Car-related ways to use a tax refund

A tax refund can be used to buy a new car, help afford a leased or used car, or reduce an existing car loan. Here are five approaches to applying a tax refund to a car.

1. Use a tax refund for a car down payment

Applying a strong down payment from a tax refund can work to your advantage when getting a car loan.

A substantial down payment allows you to demonstrate that you have significant "skin" in the game. This can help you get approved for a new car loan and result in a lower loan payment that fits comfortably into your budget.

A large down payment also reduces the likelihood that you’ll be “upside down” during the loan, meaning you owe more than the vehicle is worth when the vehicle's value starts depreciating.

If your tax refund is higher than average, congratulations. You can put more money down on a car and lower your loan payments. If your tax refund is lower than the average, you may still be able to afford a new car.

Depending upon your circumstances, you may prefer to conserve your tax refund if you are comfortable with a higher monthly loan payment, or you may want to use your tax refund to make the largest possible down payment in order to minimize your monthly auto loan payment.

2. Use your tax refund to buy a used car

Using a tax refund to buy a used car won't give you the new-car smell and other benefits of owning a new car, but it can save you a lot of money. If you shop wisely, you can avoid a used car loan and pay for the car outright with your tax refund. If you also have some savings, you can purchase a newer car with fewer miles.

Finding a good, used car for $3,000 or so may be difficult, but it's possible. Take time to research available cars and wait until a great value car purchase becomes available.

3. Spend a tax refund on leasing a new car

Your tax refund can be used to help you lease a new car. Leasing can help you get into a higher priced car than you might otherwise be able to afford, with a lower monthly payments and the ability to return the car after a two or three years.

Low monthly payments are often desirable. Some leases can be extended on a month-to-month basis at the end of their term. Check with your leasing company to determine if this option is available.

While a lease may appeal to someone who values low monthly payments, purchasing a car can be the preferred option for the buyer who wants to own a car beyond the term of a lease.

If you decide to lease, consider purchasing gap auto insurance because your car may depreciate in value and be worth less than what you owe on it. If you're in an accident, this covers the difference between the current market value of your car that your insurance company should pay, and the amount you owe your finance company.
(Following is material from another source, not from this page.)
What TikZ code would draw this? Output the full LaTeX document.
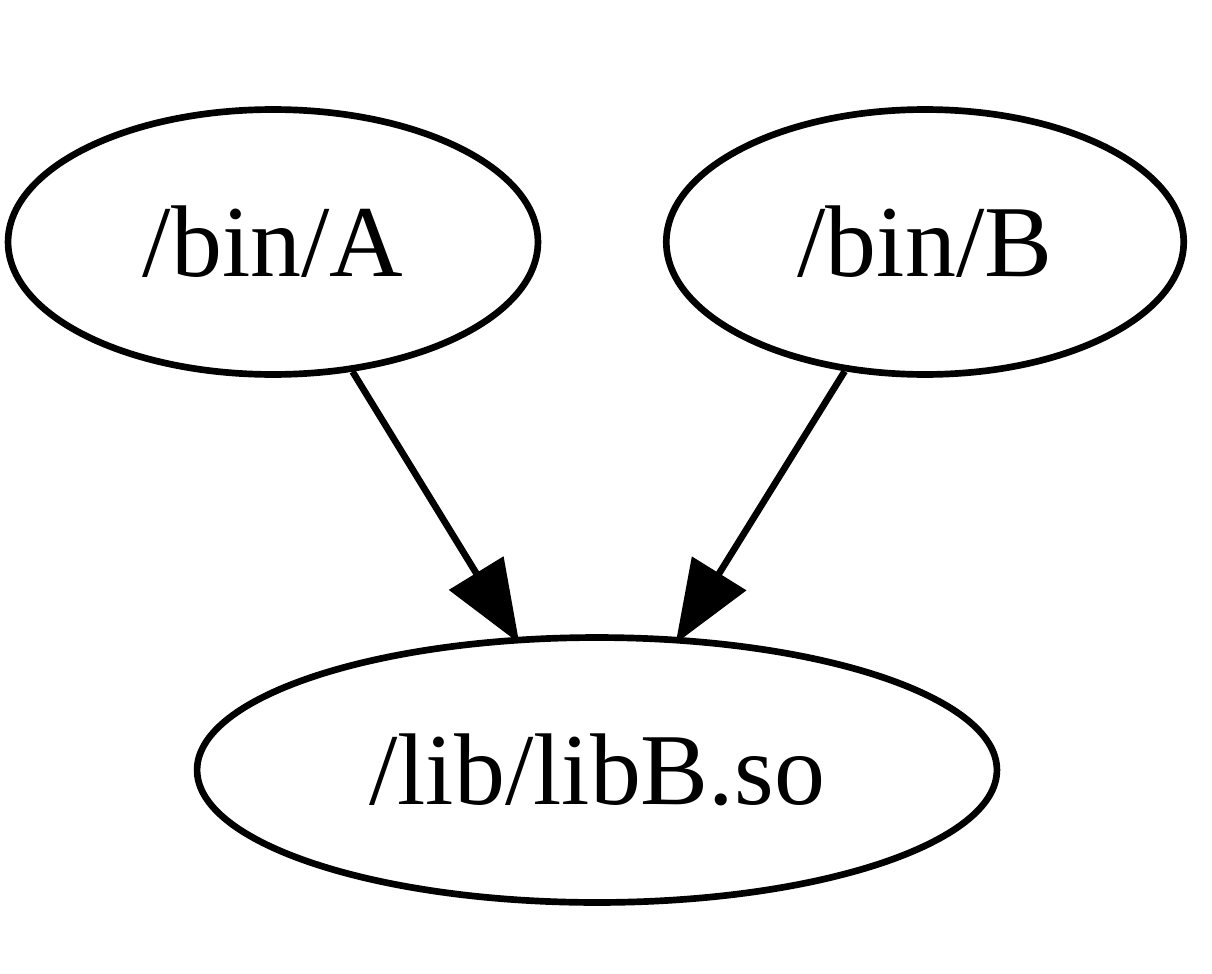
\documentclass[tikz,border=0pt]{standalone}
\usepackage{fontspec}
\setmainfont{Liberation Serif}
\usetikzlibrary{shapes.geometric,arrows.meta}
\tikzset{
  file/.style={draw, ellipse, line width=3.8pt, inner sep=0pt, font=\fontsize{58}{60}\selectfont},
  dep/.style={line width=3.8pt, shorten >=-0.15cm, -{Triangle[length=1.65cm, width=1.25cm]}}
}
\begin{document}
\begin{tikzpicture}[x=0.02cm, y=-0.02cm]
        \useasboundingbox (0,0) rectangle (1212,973);
        % Draw the binaries
        \node[file, minimum width=10.6cm, minimum height=5.3cm] (binA) at (273,242) {/bin/A};
        \node[file, minimum width=10.35cm, minimum height=5.3cm] (binB) at (925,242) {/bin/B};
        % Draw the library
        \node[file, minimum width=16cm, minimum height=5.3cm] (libB) at (597,770) {/lib/libB.so};
        % Draw the dependencies
        \draw[dep] (binA) -- (libB);
        \draw[dep] (binB) -- (libB);
    \end{tikzpicture}
\end{document}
4. Use a tax refund to reduce or pay off your existing auto loan

Knocking down debts is often a priority when people don’t know what to do with their tax refund. Applying a tax refund to an existing car loan should reduce the amount of interest paid over time, and making an extra payment toward principal should help pay off the loan more rapidly than originally planned.

For example, making a one-time payment of $3,000 on an existing $15,000 car loan is like making a year's worth of payments at once and can mean paying off your loan a year earlier. Ask your lender about the best way to do this.

If you only have a small amount left on your loan, you could use a refund to pay it off entirely and be free of the payment.

5. Buy better auto insurance with your tax refund

Before you can drive away from the dealer lot with your newly purchased car, you typically have to prove to the dealership that you have at least minimally-required car insurance.

This is a time to consider your full insurance needs and apply a portion of your tax refund toward upgrading your existing coverage. If you didn’t purchase comprehensive and collision auto insurance before, find out about the cost to add it now. Improving your insurance coverage may be possible for only a few hundred dollars, leaving the bulk of your tax refund available for other uses.

The type of car you drive is one of many factors that auto insurance companies consider when setting rates. Insurers look at how safe your car is, how much it costs to repair or replace and how likely it is to get stolen, among other things.

Auto insurance companies also commonly offer a discount when you pay your full-term premium upfront. Your tax refund, used to pay 6 months or a year's worth of insurance, could mean a reduced premium.

How to spend your tax refund on a car

Your tax refund can be an important component in buying or leasing a vehicle, or protecting it through an extended warranty or via robust insurance coverage. If your tax refund is sizeable, you may be able to apply it to more than one car-related purchase, such as making a down payment on a new car and compare auto insurance quotes to buy the best coverage for it.

Whether buying a new or used car, or leasing a vehicle, it’s important to shop for your car insurance as you shop for the car. A leased vehicle will require higher liability limits (100/300/50), and both a leased and financed vehicle will necessitate that you carry physical damage coverages, such as comprehensive and collision insurance. If you’re used to a bare bones policy on an older car, your car insurance rates will be considerably higher. Even if you already have comparable coverages on your existing auto policy, the car you’re purchasing may cost more to insure. The type of car, its safety and claims record, repair costs and value are all taken into account by car insurance companies, and affect your rates.

If you shop for car insurance while you shop for your car, it may help you narrow down the vehicle that you choose (based on how much insurance costs for each car you evaluate). Avoid surprises when it comes to your premium amount. Be sure you can afford both the car and insurance payment before you commit to a car.